Let’s picture another example: who doesn’t love to tease the enemy, brag about a kill, give commands to the rest of the team, or just speak whatever you want? Usually, you won’t have the time to open up the chatbox, write down what you’re going to say and send it amid the heat of a confrontation unless you’re insanely fast enough with your fingers. But if you’re a mortal like me, chances are you’re going to be gifted with a bullet in the head before you can even say “lol”.
Of course, I’m exaggerating, but my point is, there are shortcuts you can take in order to fasten some actions and get yourself prepared for the next move. And these can be assigned – or bound – to any key in your keyboard so having, let’s say, the action of buying the AK-47 executed by hitting the Numpad 1 will save you a good amount of time and help you get ready before the Lock & load. We call this “keybinding”.
Today, we’ll talk about CS:GO keybinds, console commands and what are the most useful to help us play. Knowing how to properly customize your keyboard is essential to becoming a pro player. However, this is entirely subjective, so once you finish up reading this article, only you can decide which settings suits better your needs.
Let’s begin by stating the following: no matter what gun or knife you’re most used to, your keyboard is – and always will be – your main weapon.
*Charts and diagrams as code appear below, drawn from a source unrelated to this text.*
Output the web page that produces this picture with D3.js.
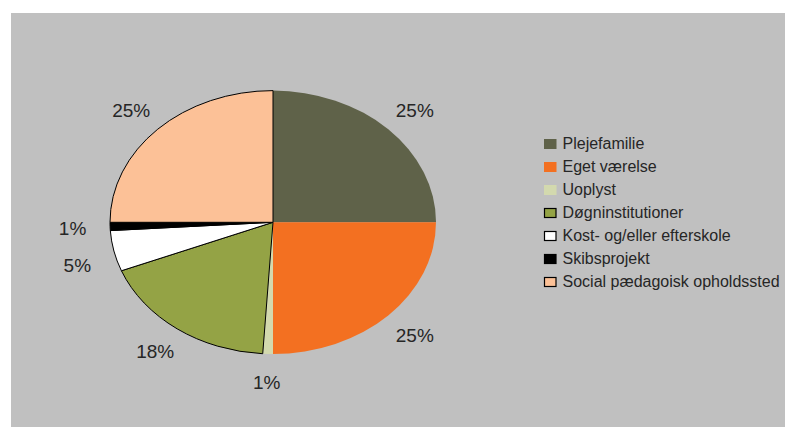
<!DOCTYPE html>
<html>
<head>
<meta charset="utf-8">
<script src="https://cdn.jsdelivr.net/npm/d3@7/dist/d3.min.js"></script>
<style>
  html, body { margin: 0; padding: 0; background: #ffffff; }
  svg { display: block; }
  text { font-family: "Liberation Sans", Arial, sans-serif; fill: #262626; }
</style>
</head>
<body>
<svg id="chart" width="785" height="427"></svg>
<script>
const categories = ["Plejefamilie", "Eget værelse", "Uoplyst", "Døgninstitutioner",
                    "Kost- og/eller efterskole", "Skibsprojekt", "Social pædagoisk opholdssted"];
const values = [25, 25, 1, 18, 5, 1, 25];
const labels = ["25%", "25%", "1%", "18%", "5%", "1%", "25%"];
const colors = ["#5f6249", "#f37021", "#d3d9ae", "#94a345", "#ffffff", "#000000", "#fcc197"];
const outlined = [false, false, false, true, true, true, true];

const W = 785, H = 427;
const svg = d3.select("#chart");

// plot background
svg.append("rect").attr("x", 11).attr("y", 13).attr("width", W - 11).attr("height", H - 13)
  .attr("fill", "#c0c0c0");

const cx = 273, cy = 222.3, rx = 163, ry = 131.7;
const data = categories.map((c, i) => ({ name: c, value: values[i], label: labels[i], color: colors[i], outlined: outlined[i] }));

const pie = d3.pie().sort(null).value(d => d.value);
const arcs = pie(data);
const arc = d3.arc().innerRadius(0).outerRadius(1);

const g = svg.append("g").attr("transform", `translate(${cx},${cy}) scale(${rx},${ry})`);

// draw non-outlined first, outlined on top
const order = arcs.slice().sort((a, b) => (a.data.outlined ? 1 : 0) - (b.data.outlined ? 1 : 0));
g.selectAll("path").data(order).join("path")
  .attr("d", arc)
  .attr("fill", d => d.data.color)
  .attr("stroke", d => d.data.outlined ? "#000" : "none")
  .attr("stroke-width", 1)
  .attr("stroke-linejoin", "round")
  .attr("vector-effect", "non-scaling-stroke");

// percentage labels (outside end, with simple vertical separation on each side)
const kx = 1.23, ky = 1.21, minGap = 37;
const lab = arcs.map(d => {
  const a = (d.startAngle + d.endAngle) / 2;
  return { text: d.data.label, x: cx + Math.sin(a) * rx * kx, y: cy - Math.cos(a) * ry * ky, side: Math.sin(a) < 0 ? "L" : "R" };
});
["L", "R"].forEach(side => {
  const s = lab.filter(l => l.side === side).sort((a, b) => a.y - b.y);
  for (let i = 1; i < s.length; i++) {
    if (s[i].y - s[i - 1].y < minGap && Math.abs(s[i].x - s[i - 1].x) < 40) s[i].y = s[i - 1].y + minGap;
  }
});
svg.append("g").selectAll("text").data(lab).join("text")
  .attr("x", d => d.x)
  .attr("y", d => d.y + 7.2)
  .attr("text-anchor", "middle")
  .attr("font-size", 19)
  .text(d => d.text);

// legend
const legend = svg.append("g").attr("transform", "translate(544,139)");
const rowH = 23;
const rows = legend.selectAll("g").data(data).join("g")
  .attr("transform", (d, i) => `translate(0,${i * rowH})`);
rows.append("rect")
  .attr("x", d => d.outlined ? 0.5 : 0).attr("y", d => d.outlined ? 0.5 : 0)
  .attr("width", d => d.outlined ? 11.5 : 12.5).attr("height", d => d.outlined ? 9 : 10)
  .attr("fill", d => d.color)
  .attr("stroke", d => d.outlined ? "#000" : "none")
  .attr("stroke-width", 1.2);
rows.append("text")
  .attr("x", 18.5).attr("y", 9.5)
  .attr("font-size", 16)
  .text(d => d.name);
</script>
</body>
</html>
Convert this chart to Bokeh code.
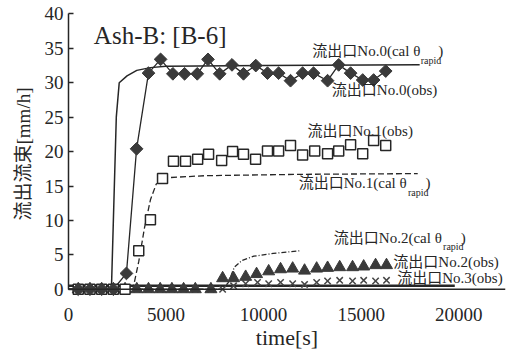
import math
from bokeh.plotting import figure
from bokeh.models import Range1d, Label, Span, FixedTicker
from bokeh.embed import file_html
from bokeh.resources import INLINE

# ---- data ----
t0_obs = [500, 1100, 1700, 2300, 2970, 3490, 4100, 4720, 5350, 5950, 6600, 7150, 7750, 8380,
          8970, 9600, 10200, 10770, 11380, 12000, 12560, 13280, 13850, 14460, 15080, 15640, 16260]
q0_obs = [0, 0, 0, 0, 2.3, 20.4, 31.4, 33.4, 31.3, 31.3, 31.3, 33.4, 31.3, 32.6,
          31.3, 32.5, 31.4, 31.4, 30.3, 31.4, 31.4, 30.3, 32.6, 31.4, 30.4, 30.4, 31.7]

t0_cal = [0, 2200, 2300, 2450, 2600, 3000, 3500, 4200, 5000, 10000, 18000]
q0_cal = [0, 0, 10, 25, 30, 31, 31.8, 32.2, 32.4, 32.5, 32.6]

t1_obs = [500, 1100, 1700, 2300, 2900, 3600, 4200, 4820, 5380, 6000, 6620, 7180, 7850, 8410,
          8970, 9590, 10200, 10770, 11380, 12000, 12620, 13280, 13850, 14460, 15080, 15640, 16260]
q1_obs = [0, 0, 0, 0, 0, 5.6, 10.1, 16.1, 18.6, 18.6, 18.9, 19.6, 18.7, 20.0,
          19.6, 18.9, 20.1, 20.1, 20.9, 19.5, 20.1, 19.7, 20.1, 21.0, 19.7, 21.6, 20.9]

t1_cal = [0, 3300, 3600, 3900, 4200, 4500, 5000, 7000, 12000, 17900]
q1_cal = [0, 0, 4, 9, 13, 15.3, 16.2, 16.5, 16.7, 16.8]

t2_obs = [500, 1100, 1700, 2300, 2900, 3500, 4100, 4700, 5300, 5900, 6500, 7300, 7900, 8460,
          9080, 9640, 10260, 10870, 11490, 12100, 12720, 13280, 13900, 14560, 15130, 15740, 16300]
q2_obs = [0, 0, 0, 0, 0, 0, 0, 0, 0, 0, 0, 0, 1.6, 1.6,
          1.8, 2.2, 2.6, 2.9, 3.0, 2.7, 3.0, 3.1, 3.2, 3.2, 3.3, 3.5, 3.5]

t2_cal = [0, 7900, 8200, 8500, 8900, 9500, 10500, 11900]
q2_cal = [0, 0, 1, 3.2, 4.2, 4.8, 5.2, 5.6]

t3_obs = [500, 1100, 1700, 2300, 2900, 3500, 4100, 4700, 5300, 5900, 6500, 7300, 7900, 8460,
          9080, 9690, 10260, 10870, 11490, 12100, 12720, 13280, 13900, 14560, 15130, 15740, 16300]
q3_obs = [0, 0, 0, 0, 0, 0, 0, 0, 0, 0, 0, 0, 0, 0.5,
          0.8, 1.0, 0.8, 1.0, 0.8, 0.7, 1.0, 1.2, 1.3, 1.2, 1.3, 1.2, 1.3]

t3_line = [0, 19800]
q3_line = [0.5, 0.5]

x_ticks = [0, 5000, 10000, 15000, 20000]
y_ticks = [0, 5, 10, 15, 20, 25, 30, 35, 40]

SERIF = "'Liberation Serif', serif"
FONT = "'Liberation Serif', 'Noto Sans CJK JP'"
INK = "#262626"

p = figure(width=511, height=352, output_backend="svg", toolbar_location=None,
           x_range=Range1d(0, 22400), y_range=Range1d(-1.2, 40.5),
           min_border_left=68, min_border_right=6, min_border_top=10, min_border_bottom=50)
p.outline_line_color = None
p.xgrid.grid_line_color = None
p.ygrid.grid_line_color = None
p.background_fill_color = "white"
p.border_fill_color = "white"

# axes
p.yaxis.ticker = FixedTicker(ticks=y_ticks)
p.yaxis.bounds = (0, 40)
p.yaxis.axis_line_color = INK
p.yaxis.axis_line_width = 1.5
p.yaxis.major_tick_in = 5
p.yaxis.major_tick_out = 0
p.yaxis.major_tick_line_color = INK
p.yaxis.major_tick_line_width = 1.5
p.yaxis.minor_tick_line_color = None
p.yaxis.major_label_text_font = SERIF
p.yaxis.major_label_text_font_size = "19px"
p.yaxis.major_label_text_color = INK
p.yaxis.axis_label = "流出流束[mm/h]"
p.yaxis.axis_label_text_font = FONT
p.yaxis.axis_label_text_font_size = "19px"
p.yaxis.axis_label_text_font_style = "normal"
p.yaxis.axis_label_text_color = INK
p.yaxis.axis_label_standoff = 8

p.xaxis.ticker = FixedTicker(ticks=x_ticks)
p.xaxis.axis_line_color = None
p.xaxis.major_tick_line_color = None
p.xaxis.minor_tick_line_color = None
p.xaxis.major_label_text_font = SERIF
p.xaxis.major_label_text_font_size = "19px"
p.xaxis.major_label_text_color = INK
p.xaxis.major_label_standoff = 4
p.xaxis.axis_label = "time[s]"
p.xaxis.axis_label_text_font = SERIF
p.xaxis.axis_label_text_font_size = "22px"
p.xaxis.axis_label_text_font_style = "normal"
p.xaxis.axis_label_text_color = INK
p.xaxis.axis_label_standoff = 1

p.add_layout(Span(location=0, dimension="width", line_color=INK, line_width=1.5))

# series
p.line(t3_line, q3_line, line_color=INK, line_width=2.5)
p.line(t0_cal, q0_cal, line_color=INK, line_width=1.5)
p.line(t1_cal, q1_cal, line_color=INK, line_width=1.3, line_dash="6 3")
p.line(t2_cal, q2_cal, line_color=INK, line_width=1.3, line_dash="5 2 1 2")
p.line(t0_obs, q0_obs, line_color=INK, line_width=1.3)
p.scatter(t3_obs, q3_obs, marker="x", size=9, line_color="#444", line_width=1.5)
p.scatter(t2_obs, q2_obs, marker="triangle", size=12, fill_color="#3a3a3a", line_color="#3a3a3a")
p.scatter(t1_obs, q1_obs, marker="square", size=10, fill_color="white", line_color=INK, line_width=1.5)
p.scatter(t0_obs, q0_obs, marker="square", size=9, angle=math.pi / 4,
          fill_color="#3a3a3a", line_color="#3a3a3a")

# texts
def lab(x, y, text, size="15px", font=FONT):
    p.add_layout(Label(x=x, y=y, text=text, text_font=font, text_font_size=size,
                       text_color=INK, text_baseline="middle", text_align="left"))

lab(1300, 36.8, "Ash-B: [B-6]", "25px", SERIF)
lab(12500, 34.6, "流出口No.0(cal θ")
lab(18050, 33.3, "rapid", "10px", SERIF)
lab(18950, 34.6, ")")
lab(13500, 28.9, "流出口No.0(obs)")
lab(12250, 23.0, "流出口No.1(obs)")
lab(11800, 15.4, "流出口No.1(cal θ")
lab(17400, 14.1, "rapid", "10px", SERIF)
lab(18300, 15.4, ")")
lab(13600, 7.4, "流出口No.2(cal θ")
lab(19200, 6.2, "rapid", "10px", SERIF)
lab(20100, 7.4, ")")
lab(16650, 3.9, "流出口No.2(obs)")
lab(16850, 1.7, "流出口No.3(obs)")

open("out.html", "w").write(file_html(p, INLINE))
Obviously, your mouse is also important, but for the sake of today’s subject, let’s focus on the first one. What’s comfortable, accurate, and suiting, are things left to you to decide. This is true for selecting those actions bound to keys that are easier to reach faster, among other subjective things. Although if it’s troublesome at first, then keep reading. We’ll give you a few combinations you might find useful.
Secondly, in order to keybind an action, take into account two things:
a) what the desired command is
b) how to properly input
Structure goes like this: bind <key> <command>. Here’s an example: bind F2 drop. What does that mean? Well, here you’re binding the command drop with the F2 key. That’s right my friend, every time you press F2, it will drop your weapon. Easy, right? Well, hold on ‘cuz there’s more.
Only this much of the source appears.